Further, it exposes the parasitical form of capitalism and policy that is coming to characterize the red states in the US. Texas can attract business with the low cost of doing business, but it does this by slashing protections resulting in the losses of hundreds of millions of dollars in this one case alone. Add to this the loss of life and health from these injuries and those costs are doubtlessly higher. Yet, as long as this model is permitted to exist, how could a business wishing to be responsible by increasing liability coverage and imposing greater safety protections pass these costs on to potential customers that are not impacted by the potential losses covered by these higher costs? The low cost Texas supplier would always have a cost of goods and a potential customer would have no way of seeing the differences between the responsible and the reckless business.

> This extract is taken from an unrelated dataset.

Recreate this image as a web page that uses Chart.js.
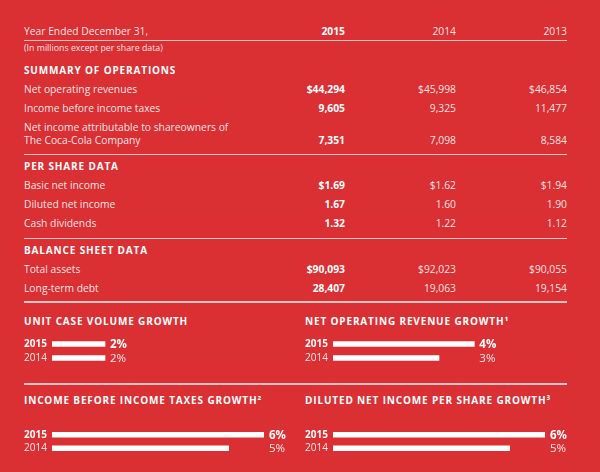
<!DOCTYPE html>
<html>
<head>
<meta charset="utf-8">
<script src="https://cdn.jsdelivr.net/npm/chart.js@4.4.1/dist/chart.umd.min.js"></script>
<style>
  html, body { margin: 0; padding: 0; }
  body {
    width: 600px; height: 472px; overflow: hidden; position: relative;
    background: #da2f33; color: rgba(255,255,255,0.9);
    font-family: "Open Sans", sans-serif;
  }
  .t { position: absolute; white-space: nowrap; height: 12px; line-height: 12px; font-size: 10.3px; }
  .b { font-weight: 700; color: #fff; }
  .h { font-weight: 700; color: #fff; font-size: 10px; letter-spacing: 0.85px; }
  .s { font-size: 8.8px; }
  .rule { position: absolute; left: 24px; width: 543px; height: 1.5px; background: rgba(255,255,255,0.72); }
  canvas { position: absolute; }
</style>
</head>
<body>
<canvas id="unitCase" width="270" height="40" style="left:24px;top:331px"></canvas>
<canvas id="netRev" width="270" height="40" style="left:305px;top:331px"></canvas>
<canvas id="incBefore" width="270" height="39" style="left:24px;top:422px"></canvas>
<canvas id="dilutedGr" width="270" height="39" style="left:305px;top:422px"></canvas>
<script>
// table data
const years = ['2015', '2014', '2013'];
const netRevenues = [44294, 45998, 46854];
const incomeBeforeTaxes = [9605, 9325, 11477];
const netIncome = [7351, 7098, 8584];
const basicEps = [1.69, 1.62, 1.94];
const dilutedEps = [1.67, 1.60, 1.90];
const cashDividends = [1.32, 1.22, 1.12];
const totalAssets = [90093, 92023, 90055];
const longTermDebt = [28407, 19063, 19154];

// growth charts
const growthYears = ['2015', '2014'];
const unitCaseGrowth = [2, 2];
const netRevenueGrowth = [4, 3];
const incomeBeforeTaxGrowth = [6, 5];
const dilutedEpsGrowth = [6, 5];

const FONT = '"Open Sans", sans-serif';
const colRight = [345, 456, 567];

function text(str, x, y, cls, alignRight) {
  const d = document.createElement('div');
  d.className = 't ' + (cls || '');
  d.textContent = str;
  d.style.top = (y - 6) + 'px';
  if (alignRight) d.style.right = (600 - x) + 'px';
  else d.style.left = x + 'px';
  document.body.appendChild(d);
}
function rule(y, h) {
  const d = document.createElement('div');
  d.className = 'rule';
  d.style.top = y + 'px';
  if (h) d.style.height = h + 'px';
  document.body.appendChild(d);
}
const money = v => '$' + v.toLocaleString('en-US');
const num = v => v.toLocaleString('en-US');
const usd2 = v => '$' + v.toFixed(2);
const dec2 = v => v.toFixed(2);

// header
text('Year Ended December 31,', 24, 31, '');
years.forEach((y, i) => text(y, colRight[i], 31, i === 0 ? 'b' : '', true));
rule(39.5);
text('(In millions except per share data)', 24, 48, 's');

const rows = [
  { head: 'SUMMARY OF OPERATIONS', y: 70 },
  { label: 'Net operating revenues', vals: netRevenues, fmt: money, y: 89 },
  { label: 'Income before income taxes', vals: incomeBeforeTaxes, fmt: num, y: 108 },
  { label: 'Net income attributable to shareowners of', y: 127 },
  { label: 'The Coca-Cola Company', vals: netIncome, fmt: num, y: 140 },
  { rule: 153.5 },
  { head: 'PER SHARE DATA', y: 166 },
  { label: 'Basic net income', vals: basicEps, fmt: usd2, y: 185 },
  { label: 'Diluted net income', vals: dilutedEps, fmt: dec2, y: 204 },
  { label: 'Cash dividends', vals: cashDividends, fmt: dec2, y: 223 },
  { rule: 237.5 },
  { head: 'BALANCE SHEET DATA', y: 250 },
  { label: 'Total assets', vals: totalAssets, fmt: money, y: 269 },
  { label: 'Long-term debt', vals: longTermDebt, fmt: num, y: 288 },
  { rule: 300.5, h: 2 }
];
rows.forEach(r => {
  if (r.rule) { rule(r.rule, r.h); return; }
  if (r.head) { text(r.head, 24, r.y, 'h'); return; }
  text(r.label, 24, r.y, '');
  if (r.vals) r.vals.forEach((v, i) => text(r.fmt(v), colRight[i], r.y, i === 0 ? 'b' : '', true));
});

text('UNIT CASE VOLUME GROWTH', 24, 321, 'h');
text('NET OPERATING REVENUE GROWTH\u00B9', 305, 321, 'h');
rule(383);
text('INCOME BEFORE INCOME TAXES GROWTH\u00B2', 24, 400, 'h');
text('DILUTED NET INCOME PER SHARE GROWTH\u00B3', 305, 400, 'h');

// draws the % value right of the longest bar
const valueLabels = {
  id: 'valueLabels',
  afterDatasetsDraw(chart) {
    const c = chart.ctx;
    const vals = chart.data.datasets[0].data;
    const x = chart.scales.x.getPixelForValue(Math.max(...vals)) + 5;
    chart.getDatasetMeta(0).data.forEach((bar, i) => {
      c.save();
      c.font = (i === 0 ? 'bold ' : '') + '11.5px ' + FONT;
      c.fillStyle = i === 0 ? '#fff' : 'rgba(255,255,255,0.9)';
      c.textAlign = 'left';
      c.textBaseline = 'middle';
      c.fillText(vals[i] + '%', x, bar.y + 0.5);
      c.restore();
    });
  }
};

function growthChart(id, values, max) {
  new Chart(document.getElementById(id), {
    type: 'bar',
    data: {
      labels: growthYears,
      datasets: [{ data: values, backgroundColor: '#fff', barThickness: 5, borderWidth: 0 }]
    },
    options: {
      indexAxis: 'y',
      responsive: false,
      animation: false,
      layout: { padding: { top: 0, bottom: 0, left: 0, right: 30 } },
      scales: {
        x: { display: false, min: 0, max: max },
        y: {
          grid: { display: false },
          border: { display: false },
          afterFit: s => { s.width = 28; },
          ticks: {
            crossAlign: 'far',
            padding: 0,
            color: c => c.index === 0 ? '#fff' : 'rgba(255,255,255,0.9)',
            font: c => ({ family: FONT, size: 10, weight: c.index === 0 ? 'bold' : 'normal' })
          }
        }
      },
      plugins: { legend: { display: false }, tooltip: { enabled: false } }
    },
    plugins: [valueLabels]
  });
}

growthChart('unitCase', unitCaseGrowth, 8);
growthChart('netRev', netRevenueGrowth, 6);
growthChart('incBefore', incomeBeforeTaxGrowth, 6);
growthChart('dilutedGr', dilutedEpsGrowth, 6);
</script>
</body>
</html>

Luckily we can appeal to government, but as our regulatory agents get gutted this protection becomes ever slimmer. And as this occurs the ability of agents to advocate for further cuts to the agencies that impose precautionary expenses, like mandatory liability or tax enforcement, is further eroded. This is the story of the year, yet we are hearing far more about the Boston bombings and other relatively trivial stories. Since this is one of the few stories that we really do have the power to do something about, where public action and pressure really could create change, the failure of the media, and the public, to pick up on this and expose these problems is a really damning indictment on our generation. It was workplace issues, and public hazards, that touched off the Progressive era and all the great things that generation achieved. If we fail to use this as a rallying cry we prove ourselves less than our ancestors.
[Had little time to write this and will probably try to clean it up later]
*I regard this on the far tail end, not an imminent danger, but it's madness to fully privatize the gains from this while doing so little to protect ourselves from a downside that could reduce all sums to 0.